AMRO melandasi proyeksi penerimaan negara yang stagnan karena ketentuan tarif pajak pertambahan nilai (PPN) 12% yang hanya berlaku untuk barang dan jasa mewah, meski terdapat langkah-langkah reformasi pajak.
Di sisi lain, belanja negara diproyeksi naik menjadi 15,3% pada 2025-2026. Angka itu naik 0,2 poin persentase dibanding dengan 15,1% pada 2024. Kemudian, belanja diproyeksi naik menjadi 15,4% pada 2027; dan 15,6% pada 2028.
Dalam sebuah kesempatan, Sri Mulyani pernah menyebutkan total anggaran program prioritas Prabowo mencapai Rp446,24 triliun.
Angka itu terdiri dari Makan Bergizi Gratis (MBG) Rp121 triliun; program 3 juta rumah melalui Fasilitas Likuiditas Pembiayaan Perumahan (FLPP) Rp41,88 triliun; Koperasi Desa Merah Putih Rp200 triliun; Sekolah Rakyat Rp11,6 triliun; Sekolah Unggul Garuda Rp2 triliun; Rehabilitasi sekolah Rp19,5 triliun; Cek Kesehatan Gratis (CKG) Rp3,4 triliun; Penuntasan Tuberkulosis Rp1,5 triliun; Pembangunan Rumah Sakit berkualitas Rp1,7 triliun; Lumbung pangan Rp23,16 triliun; dan Pembangunan bendungan dan irigasi Rp20,5 triliun.

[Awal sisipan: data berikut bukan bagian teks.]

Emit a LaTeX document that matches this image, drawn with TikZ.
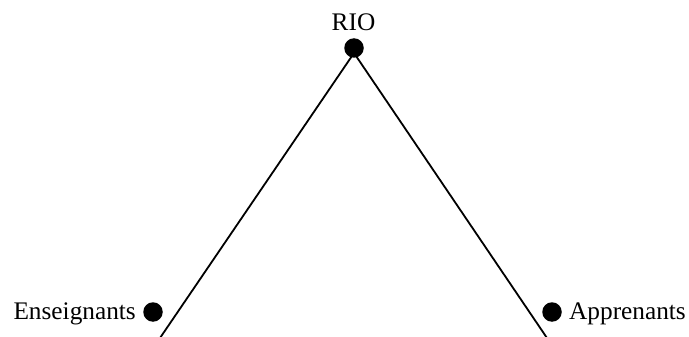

Selain program prioritas Prabowo, AMRO menilai kompensasi yang diberikan kepada Badan Usaha Milik Negara (BUMN) yang bertanggung jawab atas distribusi bahan bakar minyak (BBM) seperti PT Pertamina (Persero) dan listrik PT PLN (Persero) dikombinasikan dengan jadwal yang tidak jelas untuk reformasi subsidi, menyebabkan risiko fiskal yang signifikan yang dapat merusak keberlanjutan anggaran.
Sekadar catatan, Kementerian Keuangan telah membayar dana kompensasi BBM atas kekurangan penerimaan akibat penetapan harga jual eceran Jenis BBM Tertentu (JBT) Minyak Solar dan Jenis BBM Khusus Penugasan (JBKP) Bensin (Gasoline) RON 90 atau Pertalite (DK HJE) periode kuartal I 2024 sebesar Rp29,88 triliun (termasuk pajak) atau Rp26,92 triliun (tidak termasuk pajak).
"Meningkatnya beban pembayaran bunga juga membatasi fleksibilitas pemerintah untuk mengalokasikan pengeluaran untuk inisiatif peningkatan pertumbuhan," sebagaimana termaktub dalam AMRO's 2025 Annual Consultation Report on Indonesia Juni 2025, dikutip Rabu (25/6/2025).
Dalam APBN 2025, pemerintah menargetkan pendapatan negara Rp3.005,1 triliun atau 12,36% dari PDB. Sementara itu, belanja negara ditargetkan Rp3.621,3 triliun pada 2025.